There's the collection of blue-collar Trump supporters; the interviews conducted inside roadside diners and saloons; and the plainspoken oaths of loyalty offered up to the president. The trusty props are all being dusted off for the 2020 campaign season, as journalists document Trump's "tight bond" with Midwestern working-class voters. In recent weeks, The New York Times alone has published fresh looks at white blue-collar Trump voters from Colfax and Osseo, Wisconsin, and from Lordstown and Youngstown, Ohio.
The recent flood of coverage actually hangs on an interesting news hook, which is that Trump's incoherent trade tariffs are making life difficult for so many of his Midwestern supporters, particularly farmers who overwhelmingly supported him in 2016. Trump won Pennsylvania, Michigan, and Wisconsin by tiny margins, which means he could lose them the same way in 2020. But instead of fresh insights, so much of the Midwestern white working-class voter coverage has been a numbing repeat of what we've seen nonstop since 2016, which is blue-collar voters in virtually all-white counties in red states announcing that they really, really like Trump.
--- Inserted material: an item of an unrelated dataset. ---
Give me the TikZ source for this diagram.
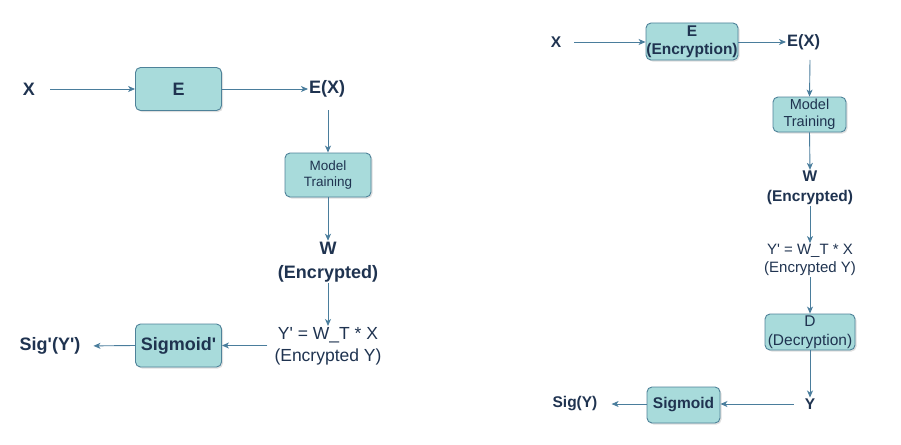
\documentclass[tikz,border=0pt]{standalone}
\usepackage{fontspec}
\setmainfont[Ligatures=NoCommon]{Liberation Sans}
\usetikzlibrary{arrows.meta,shadows}
\definecolor{boxfill}{HTML}{A8DBDB}
\definecolor{boxline}{HTML}{4E8299}
\definecolor{txt}{HTML}{1F3350}
\definecolor{arr}{HTML}{4A7D9C}
\newcommand\qq{\textquotesingle}
\tikzset{
  blk/.style={draw=boxline, fill=boxfill, rounded corners=5pt, line width=0.9pt, inner sep=0pt,
    drop shadow={opacity=0.25, shadow xshift=1.5pt, shadow yshift=-1.5pt}, text=txt, align=center},
  lbl/.style={text=txt, align=center, inner sep=1pt},
  con/.style={draw=arr, line width=0.9pt, -{Stealth[length=7pt,width=6pt,inset=2pt]}},
  fL/.style={font=\fontsize{18}{21}\selectfont\bfseries},
  fLr/.style={font=\fontsize{17.5}{21}\selectfont},
  fR/.style={font=\fontsize{15.5}{18}\selectfont\bfseries},
  fRr/.style={font=\fontsize{15}{18}\selectfont},
}
\begin{document}
\begin{tikzpicture}[x=1pt,y=-1pt]
\useasboundingbox (0,0) rectangle (901,444);
% ---------- Left diagram ----------
\node[lbl,fL] (lx) at (29,89) {X};
\node[blk,fL,minimum width=86pt,minimum height=43pt] (le) at (178.5,89) {E};
\node[lbl,fL,anchor=west] (lex) at (308,89) {E(X)};
\node[blk,minimum width=86pt,minimum height=44pt,font=\fontsize{13.5}{15.5}\selectfont] (lmt) at (328,175) {Model\\Training};
\node[lbl,fL,font=\fontsize{18}{24}\selectfont\bfseries] (lw) at (328,262) {W\\(Encrypted)};
\node[lbl,fLr,font=\fontsize{17.5}{22}\selectfont] (ly) at (328,346) {Y\qq{} = W\_T * X\\(Encrypted Y)};
\node[blk,fL,minimum width=86pt,minimum height=43pt] (ls) at (178.5,345.5) {Sigmoid\qq};
\node[lbl,fL] (lsig) at (50,346) {Sig\qq(Y\qq)};
\coordinate (lxe) at (50,89);
\draw[con] (lxe) -- (le.west);
\draw[con] (le.east) -- (lex.west);
\draw[con] (328,110) -- (lmt.north);
\draw[con] (lmt.south) -- (lw.north);
\draw[con] (lw.south) -- (ly.north);
\draw[con,shorten <=6pt] (ly.west |- ls) -- (ls.east);
\draw[con,shorten >=12pt] (ls.west) -- (lsig.east);
% ---------- Right diagram ----------
\node[lbl,fR] (rx) at (556,42) {X};
\node[blk,minimum width=92pt,minimum height=37pt] (re) at (692,41.5) {};
\node[lbl,fR,font=\fontsize{15.5}{17.5}\selectfont\bfseries] (ret) at (692,42) {E\\(Encryption)};
\node[lbl,fR,anchor=west,font=\fontsize{16.5}{18}\selectfont\bfseries] (rex) at (786,42) {E(X)};
\node[blk,minimum width=73pt,minimum height=35pt,font=\fontsize{14.5}{17}\selectfont] (rmt) at (809.5,114.5) {Model\\Training};
\node[lbl,fR,font=\fontsize{15.5}{20}\selectfont\bfseries] (rw) at (810,188) {W\\(Encrypted)};
\node[lbl,fRr] (ry) at (810,260) {Y\qq{} = W\_T * X\\(Encrypted Y)};
\node[blk,minimum width=90pt,minimum height=36pt] (rd) at (810,332) {};
\node[lbl,fRr,font=\fontsize{15.5}{19}\selectfont] (rdt) at (810,332) {D\\(Decryption)};
\node[lbl,fR] (ryy) at (810,404) {Y};
\node[blk,fR,minimum width=73pt,minimum height=36pt] (rs) at (683.5,405) {Sigmoid};
\node[lbl,fR] (rsig) at (575,404) {Sig(Y)};
\coordinate (rxe) at (574,42);
\draw[con] (rxe) -- (re.west |- rxe);
\draw[con] (re.east |- rxe) -- (rex.west);
\draw[con] (810,60) -- (rmt.north);
\draw[con] (rmt.south) -- (rw.north);
\draw[con] (rw.south) -- (ry.north);
\draw[con] (ry.south) -- (rd.north);
\draw[con] (rd.south) -- (ryy.north);
\draw[con,shorten <=10pt] (ryy.west) -- (rs.east |- ryy);
\draw[con,shorten >=13pt] (rs.west |- rsig) -- (rsig.east);
\end{tikzpicture}
\end{document}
And yes, there's a cult-like devotion to him, despite policies that are ruining Midwestern businesses. (Typical headline: "There's No Boom in Youngstown, but Blue-Collar Workers Are Sticking With Trump.") "He does really seem to be fighting for us," an Iowa farmer recently told CNBC. "Even if it feels like the two sides are throwing punches and we're in the middle, taking most of the hits."
The Trump-voter journalism genre seems to be a way for the allegedly liberal media to signal to conservatives that it's willing to present them in a flattering light -- over and over and over. And yes, the entire Trump-voter newsbeat was invented out of whole cloth. During President Barack Obama's first term, newsrooms weren't fanning out to Atlanta and Chicago and Los Angeles to stock up on quotes from black voters who loved the new president. Back then, what Obama voters thought of the new president simply wasn't considered to be newsworthy by the political press. Yet today, what Trump voters think of Trump has been deemed wildly important, and is covered relentlessly.